_SUPPLIED RECORDS_
-------------------------
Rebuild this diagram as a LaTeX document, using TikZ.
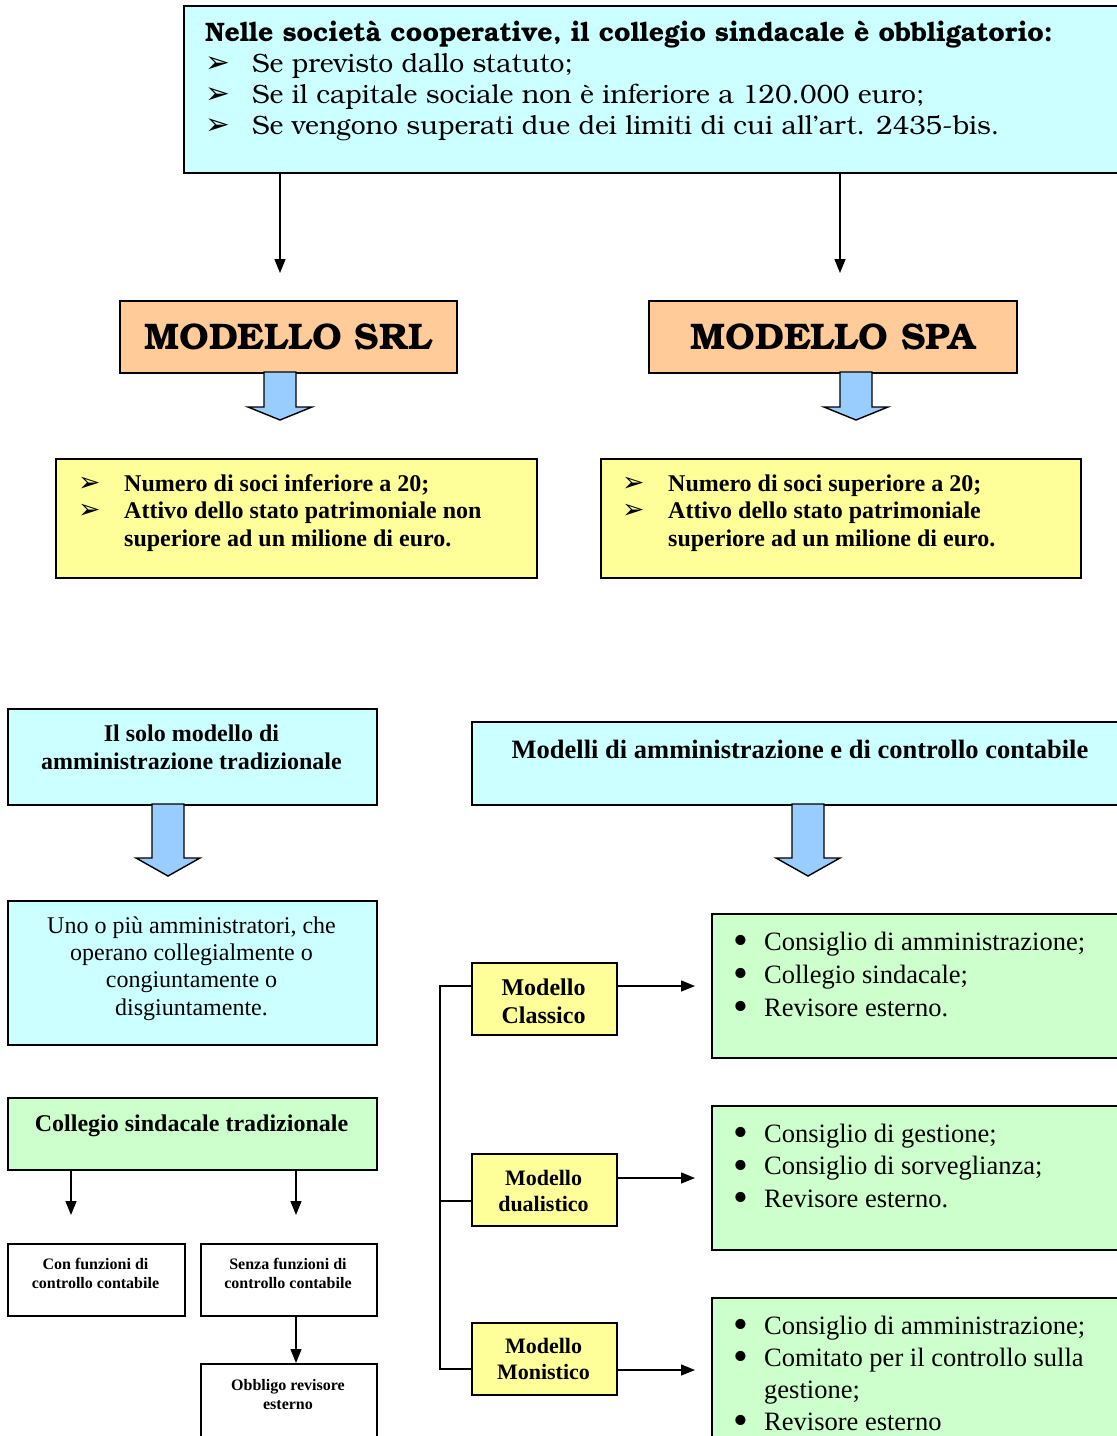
\documentclass[tikz,border=0pt]{standalone}
\usepackage{fontspec}
\setmainfont{Liberation Serif}
\newfontfamily\bonum{texgyrebonum}[Extension=.otf, UprightFont=*-regular, BoldFont=*-bold]
\newfontfamily\symfont{DejaVu Sans}
\usetikzlibrary{arrows.meta}

\definecolor{cyanfill}{HTML}{CCFFFF}
\definecolor{orangefill}{HTML}{FFCC99}
\definecolor{yellowfill}{HTML}{FFFF99}
\definecolor{greenfill}{HTML}{CCFFCC}
\definecolor{arrowfill}{HTML}{99CCFF}

\newcommand{\arrowbul}[1]{\makebox[#1][l]{\symfont\scalebox{1.12}{➢}}}
\newcommand{\dotbul}{\makebox[31pt][l]{\smash{\raisebox{-0.17em}{\scalebox{1.6}{\textbullet}}}}}

\begin{document}
\begin{tikzpicture}[x=1pt,y=-1pt,
  box/.style={draw=black, line width=1.6pt, rectangle, inner sep=0pt, anchor=north west},
  % multi-line texts are anchored at the baseline of their last line
  txt/.style={inner sep=0pt, anchor=base west, align=left},
  ctxt/.style={inner sep=0pt, anchor=base, align=center},
  thinarrow/.style={line width=1.4pt, -{Triangle[length=14pt,width=11pt]}},
  plainline/.style={line width=1.4pt},
  blockarrow/.style={draw=black, line width=1.4pt, fill=arrowfill, line join=miter},
  pics/blockdown/.style args={#1/#2}{code={
    \draw[blockarrow] (-16,0) -- (16,0) -- (16,#1) -- (32,#1) -- (0,#2)
      -- (-32,#1) -- (-16,#1) -- cycle;}}
]
\useasboundingbox (0,0) rectangle (1117,1436);
\clip (0,0) rectangle (1117,1436);

% ---------- upper part: cooperative companies ----------
\node[box, fill=cyanfill, minimum width=950pt, minimum height=167pt] (top) at (183,5) {};
\node[txt, font=\bonum\fontsize{26.5}{31}\selectfont] (toptext) at (205,134)
  {\textbf{\fontsize{26.7}{31}\selectfont Nelle società cooperative, il collegio sindacale è obbligatorio:}\\
   \arrowbul{47pt}Se previsto dallo statuto;\\
   \arrowbul{47pt}Se il capitale sociale non è inferiore a 120.000 euro;\\
   \arrowbul{47pt}Se vengono superati due dei limiti di cui all’art. 2435-bis.};

\node[box, fill=orangefill, minimum width=337pt, minimum height=72pt] (srl) at (119,300) {};
\node[font=\bonum\bfseries\fontsize{37}{40}\selectfont, inner sep=0pt] (srltext) at (srl.center) {MODELLO SRL};
\node[box, fill=orangefill, minimum width=368pt, minimum height=72pt] (spa) at (648,300) {};
\node[font=\bonum\bfseries\fontsize{37}{40}\selectfont, inner sep=0pt] (spatext) at (spa.center) {MODELLO SPA};

\coordinate (t1) at (280,273);
\coordinate (t2) at (840,273);
\draw[thinarrow] (top.south -| t1) -- (t1);
\draw[thinarrow] (top.south -| t2) -- (t2);

\pic at (280,372) {blockdown=35/48};
\pic at (856,372) {blockdown=35/48};

\node[box, fill=yellowfill, minimum width=481pt, minimum height=119pt] (yl) at (55,458) {};
\node[txt, font=\bfseries\fontsize{24}{27.5}\selectfont] (yltext) at (78,546)
  {\arrowbul{46pt}Numero di soci inferiore a 20;\\
   \arrowbul{46pt}Attivo dello stato patrimoniale non\\
   \hspace*{46pt}superiore ad un milione di euro.};
\node[box, fill=yellowfill, minimum width=480pt, minimum height=119pt] (yr) at (600,458) {};
\node[txt, font=\bfseries\fontsize{24}{27.5}\selectfont] (yrtext) at (622,546)
  {\arrowbul{46pt}Numero di soci superiore a 20;\\
   \arrowbul{46pt}Attivo dello stato patrimoniale\\
   \hspace*{46pt}superiore ad un milione di euro.};

% ---------- lower left: traditional model ----------
\node[box, fill=cyanfill, minimum width=369pt, minimum height=96pt] (solo) at (7,708) {};
\node[ctxt, font=\bfseries\fontsize{24}{28}\selectfont] (solotext) at (191.5,769)
  {Il solo modello di\\ amministrazione tradizionale};
\pic at (168,804) {blockdown=54/72};

\node[box, fill=cyanfill, minimum width=369pt, minimum height=144pt] (uno) at (7,900) {};
\node[ctxt, font=\fontsize{24}{27.3}\selectfont] (unotext) at (191.5,1015)
  {Uno o più amministratori, che\\ operano collegialmente o\\ congiuntamente o\\ disgiuntamente.};

\node[box, fill=greenfill, minimum width=369pt, minimum height=72pt] (coll) at (7,1097) {};
\node[ctxt, font=\bfseries\fontsize{24}{28}\selectfont] (colltext) at (191.5,1131)
  {Collegio sindacale tradizionale};

\node[box, fill=white, minimum width=177pt, minimum height=72pt] (con) at (7,1243) {};
\node[ctxt, font=\bfseries\fontsize{16}{19}\selectfont] (context) at (95.5,1288)
  {Con funzioni di\\ controllo contabile};
\node[box, fill=white, minimum width=176pt, minimum height=72pt] (senza) at (200,1243) {};
\node[ctxt, font=\bfseries\fontsize{16}{19}\selectfont] (senzatext) at (288,1288)
  {Senza funzioni di\\ controllo contabile};
\node[box, fill=white, minimum width=176pt, minimum height=90pt] (obbligo) at (200,1363) {};
\node[ctxt, font=\bfseries\fontsize{16}{19}\selectfont] (obbligotext) at (288,1409)
  {Obbligo revisore\\ esterno};

\coordinate (c1) at (71,1215);
\coordinate (c2) at (296,1215);
\coordinate (c3) at (296,1363);
\draw[thinarrow] (coll.south -| c1) -- (c1);
\draw[thinarrow] (coll.south -| c2) -- (c2);
\draw[thinarrow] (senza.south -| c3) -- (c3);

% ---------- lower right: administration models ----------
\node[box, fill=cyanfill, minimum width=660pt, minimum height=83pt] (modelli) at (471,721) {};
\node[ctxt, font=\bfseries\fontsize{26.5}{28}\selectfont] (modellitext) at (800,758)
  {Modelli di amministrazione e di controllo contabile};
\pic at (808,804) {blockdown=54/72};

\node[box, fill=yellowfill, minimum width=145pt, minimum height=72pt] (classico) at (471,962) {};
\node[ctxt, font=\bfseries\fontsize{24}{28}\selectfont] (classicotext) at (543.5,1023)
  {Modello\\ Classico};
\node[box, fill=yellowfill, minimum width=145pt, minimum height=72pt] (dual) at (471,1153) {};
\node[ctxt, font=\bfseries\fontsize{22}{26}\selectfont] (dualtext) at (543.5,1211)
  {Modello\\ dualistico};
\node[box, fill=yellowfill, minimum width=145pt, minimum height=72pt] (mon) at (471,1322) {};
\node[ctxt, font=\bfseries\fontsize{22}{26}\selectfont] (montext) at (543.5,1379)
  {Modello\\ Monistico};

\coordinate (b1) at (440,986);
\coordinate (b2) at (440,1201);
\coordinate (b3) at (440,1369);
\draw[plainline] (classico.west |- b1) -- (b1) -- (b3) -- (mon.west |- b3);
\draw[plainline] (b2) -- (dual.west |- b2);

\node[box, fill=greenfill, minimum width=420pt, minimum height=144pt] (g1) at (711,913) {};
\node[txt, font=\fontsize{26.5}{33}\selectfont] (g1text) at (733,1016)
  {\dotbul Consiglio di amministrazione;\\
   \dotbul Collegio sindacale;\\
   \dotbul Revisore esterno.};
\node[box, fill=greenfill, minimum width=420pt, minimum height=144pt] (g2) at (711,1105) {};
\node[txt, font=\fontsize{26.5}{32.5}\selectfont] (g2text) at (733,1207)
  {\dotbul Consiglio di gestione;\\
   \dotbul Consiglio di sorveglianza;\\
   \dotbul Revisore esterno.};
\node[box, fill=greenfill, minimum width=420pt, minimum height=170pt] (g3) at (711,1297) {};
\node[txt, font=\fontsize{26.5}{32}\selectfont] (g3text) at (733,1430)
  {\dotbul Consiglio di amministrazione;\\
   \dotbul Comitato per il controllo sulla\\
   \hspace*{31pt}gestione;\\
   \dotbul Revisore esterno};

\coordinate (a1) at (695,986);
\coordinate (a2) at (695,1178);
\coordinate (a3) at (695,1370);
\draw[thinarrow] (classico.east |- a1) -- (a1);
\draw[thinarrow] (dual.east |- a2) -- (a2);
\draw[thinarrow] (mon.east |- a3) -- (a3);
\end{tikzpicture}
\end{document}
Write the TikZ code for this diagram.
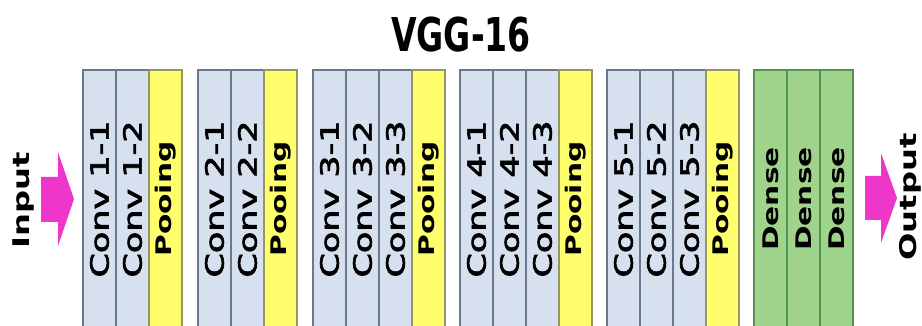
\documentclass[tikz,border=0pt]{standalone}
\usepackage{fontspec}
\usepackage{graphicx}
\setmainfont{DejaVu Sans}
\newfontfamily\convfont[FakeBold=2.5]{DejaVu Sans}
\definecolor{bluefill}{RGB}{214,224,238}
\definecolor{blueedge}{RGB}{105,120,138}
\definecolor{yellowfill}{RGB}{255,255,110}
\definecolor{yellowedge}{RGB}{150,150,100}
\definecolor{greenfill}{RGB}{160,212,140}
\definecolor{greenedge}{RGB}{80,150,80}
\definecolor{arrowpink}{RGB}{238,55,200}
\tikzset{
  colbase/.style={rectangle, rotate=90, line width=1.2pt, minimum width=258pt,
    minimum height=33pt, inner sep=0pt, anchor=center},
  convcol/.style={colbase, draw=blueedge, fill=bluefill,
    font=\convfont\fontsize{25}{25}\selectfont},
  poolcol/.style={colbase, draw=yellowedge, fill=yellowfill,
    font=\bfseries\fontsize{21.5}{21.5}\selectfont},
  densecol/.style={colbase, draw=greenedge, fill=greenfill,
    font=\bfseries\fontsize{21.5}{21.5}\selectfont},
  sidelabel/.style={rotate=90, inner sep=0pt, font=\bfseries\fontsize{23}{23}\selectfont},
  blockarrow/.style={fill=arrowpink}
}
\begin{document}
\begin{tikzpicture}[x=1pt,y=-1pt]
\fill[white] (0,0) rectangle (922,326);
\useasboundingbox (0,0) rectangle (922,326);
% title
\node[anchor=base, inner sep=0pt, font=\bfseries\fontsize{46.6}{47}\selectfont] (title) at (461,52) {\scalebox{0.71}[1]{VGG-16}};
% conv columns
\foreach \cx/\lb/\nm in {99.5/Conv 1-1/c11, 132.5/Conv 1-2/c12,
  214.5/Conv 2-1/c21, 247.5/Conv 2-2/c22,
  329.5/Conv 3-1/c31, 362.5/Conv 3-2/c32, 395.5/Conv 3-3/c33,
  476.5/Conv 4-1/c41, 509.5/Conv 4-2/c42, 542.5/Conv 4-3/c43,
  623.5/Conv 5-1/c51, 656.5/Conv 5-2/c52, 689.5/Conv 5-3/c53}
  \node[convcol] (\nm) at (\cx,199) {\scalebox{1.4}[1]{\lb}};
% pooling columns
\foreach \cx/\nm in {165.5/p1, 280.5/p2, 428.5/p3, 575.5/p4, 722.5/p5}
  \node[poolcol] (\nm) at (\cx,199) {\scalebox{1.38}[1]{Pooing}};
% dense columns
\foreach \cx/\nm in {770.5/d1, 803.5/d2, 836.5/d3}
  \node[densecol] (\nm) at (\cx,199) {\scalebox{1.38}[1]{Dense}};
% input / output labels
\node[sidelabel] (inlab) at (24,200) {\scalebox{1.4}[1]{Input}};
\node[sidelabel] (outlab) at (910,197) {\scalebox{1.4}[1]{Output}};
% block arrows
\coordinate (intip) at (74,199);
\coordinate (outtip) at (897,198);
\fill[blockarrow] (intip) -- ++(-16,-47) -- ++(0,25) -- ++(-17,0) -- ++(0,45)
  -- ++(17,0) -- ++(0,24) -- cycle;
\fill[blockarrow] (outtip) -- ++(-16,-45) -- ++(0,23) -- ++(-16,0) -- ++(0,44)
  -- ++(16,0) -- ++(0,23) -- cycle;
\end{tikzpicture}
\end{document}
-------------------------
_TASK GOAL_
In the listing above, find each line with the word "code" and copy it.

_EXERCISE RESULT_
  pics/blockdown/.style args={#1/#2}{code={
Write the TikZ code for this diagram.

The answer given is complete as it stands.